▸ Requirement: Pull out every line of the listing below where "matplotlib" appears.

________

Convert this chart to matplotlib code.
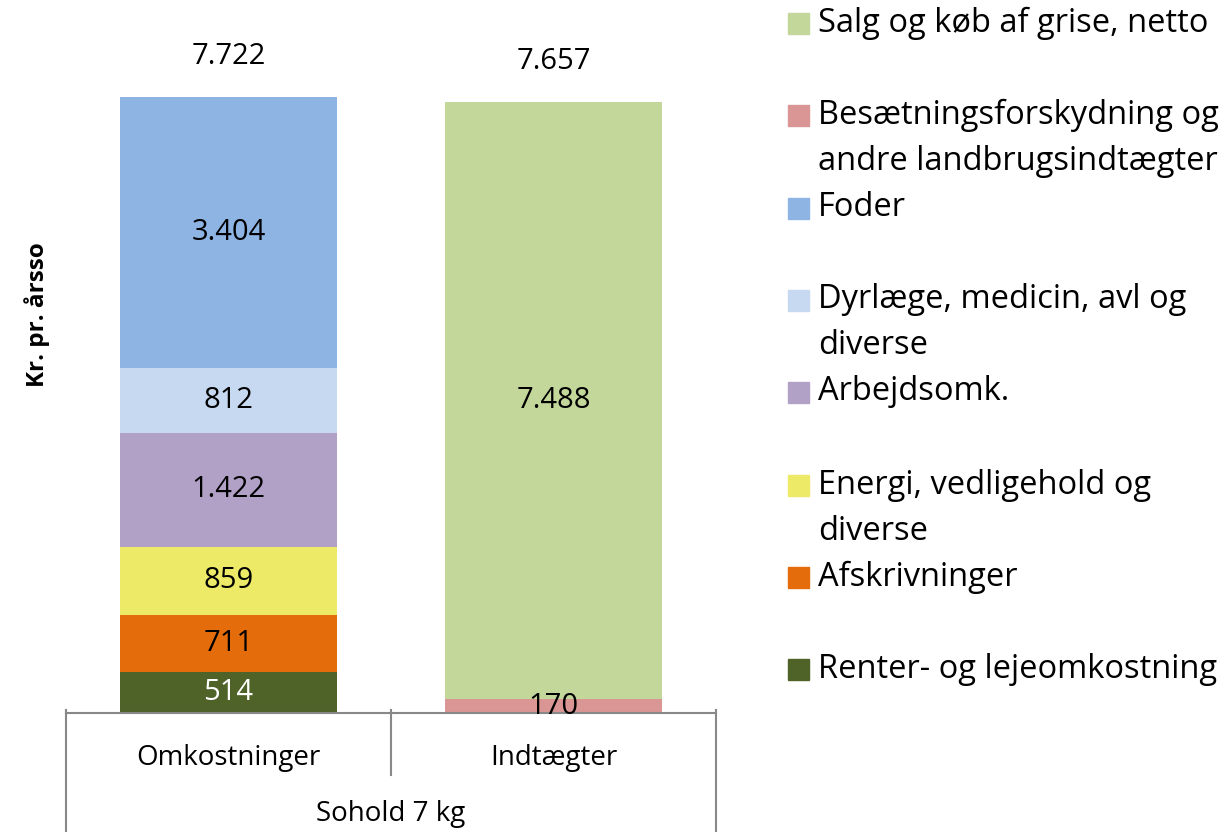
import matplotlib
matplotlib.use('Agg')
import matplotlib.pyplot as plt
from matplotlib.patches import Rectangle

plt.rcParams['font.family'] = ['Open Sans', 'DejaVu Sans']

categories = ['Omkostninger', 'Indtægter']
group_label = 'Sohold 7 kg'
series = ['Renter- og lejeomkostning', 'Afskrivninger', 'Energi, vedligehold og diverse',
          'Arbejdsomk.', 'Dyrlæge, medicin, avl og diverse', 'Foder',
          'Besætningsforskydning og andre landbrugsindtægter', 'Salg og køb af grise, netto']
omkostninger = [514, 711, 859, 1422, 812, 3404, 0, 0]
indtaegter = [0, 0, 0, 0, 0, 0, 170, 7488]
totals = ['7.722', '7.657']
colors = ['#4F6228', '#E46C0A', '#EDEA68', '#B2A1C7', '#C6D9F1', '#8EB4E3', '#D99694', '#C4D79B']
label_colors = ['white', 'black', 'black', 'black', 'black', 'black', 'black', 'black']

W, H = 1223, 832
fig = plt.figure(figsize=(W / 100, H / 100), dpi=100)
ax = fig.add_axes([66 / W, 1 - 713 / H, 650 / W, 683 / H])

fs = 21      # data labels
fs_cat = 20  # category labels
fs_leg = 23.5
x = [0, 1]
bottoms = [0, 0]
for i, name in enumerate(series):
    vals = [omkostninger[i], indtaegter[i]]
    ax.bar(x, vals, width=0.67, bottom=bottoms, color=colors[i], label=name)
    for j in range(2):
        if vals[j] > 0:
            ax.text(x[j], bottoms[j] + vals[j] / 2, f'{vals[j]:,}'.replace(',', '.'),
                    ha='center', va='center', fontsize=fs, color=label_colors[i])
    bottoms = [bottoms[0] + vals[0], bottoms[1] + vals[1]]

for j in range(2):
    ax.annotate(totals[j], (x[j], bottoms[j]), xytext=(0, 29), textcoords='offset points',
                ha='center', va='center', fontsize=fs)

ax.set_xlim(-0.5, 1.5)
ax.set_ylim(0, 8560)
ax.set_yticks([])
for s in ['top', 'left', 'right']:
    ax.spines[s].set_visible(False)
ax.spines['bottom'].set_color('#888888')
ax.spines['bottom'].set_linewidth(1.5)
ax.set_xticks(x)
ax.set_xticklabels(categories, fontsize=fs_cat)
ax.tick_params(axis='x', length=0, pad=22)

# category axis box lines
tr = ax.get_xaxis_transform()
low = -(H - 713) / 683
mid = -(775 - 713) / 683
for xv, yb in [(-0.5, low), (0.5, mid), (1.5, low)]:
    ax.plot([xv, xv], [0.004, yb], color='#888888', lw=1.5, transform=tr, clip_on=False)
ax.text(0.5, -(814 - 713) / 683, group_label, transform=tr, ha='center', va='center', fontsize=fs_cat)

ax.set_ylabel('Kr. pr. årsso', fontsize=17.5, fontweight='bold')
ax.yaxis.set_label_coords(-(66 - 50) / 650, (713 - 315) / 683)

# legend, laid out like the original
legend_lines = [
    (7, ['Salg og køb af grise, netto'], 23),
    (6, ['Besætningsforskydning og', 'andre landbrugsindtægter'], 115),
    (5, ['Foder'], 208),
    (4, ['Dyrlæge, medicin, avl og', 'diverse'], 300),
    (3, ['Arbejdsomk.'], 392),
    (2, ['Energi, vedligehold og', 'diverse'], 485),
    (1, ['Afskrivninger'], 577),
    (0, ['Renter- og lejeomkostning'], 669),
]
for idx, lines, yc in legend_lines:
    fig.add_artist(Rectangle((788 / W, 1 - (yc + 10.5) / H), 21 / W, 21 / H,
                             color=colors[idx], transform=fig.transFigure))
    for k, line in enumerate(lines):
        fig.text(818 / W, 1 - (yc + k * 46) / H, line, ha='left', va='center', fontsize=fs_leg)

fig.savefig('out.png', dpi=100)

________

▸ Response to this exercise:
Convert this chart to matplotlib code.
import matplotlib
matplotlib.use('Agg')
import matplotlib.pyplot as plt
from matplotlib.patches import Rectangle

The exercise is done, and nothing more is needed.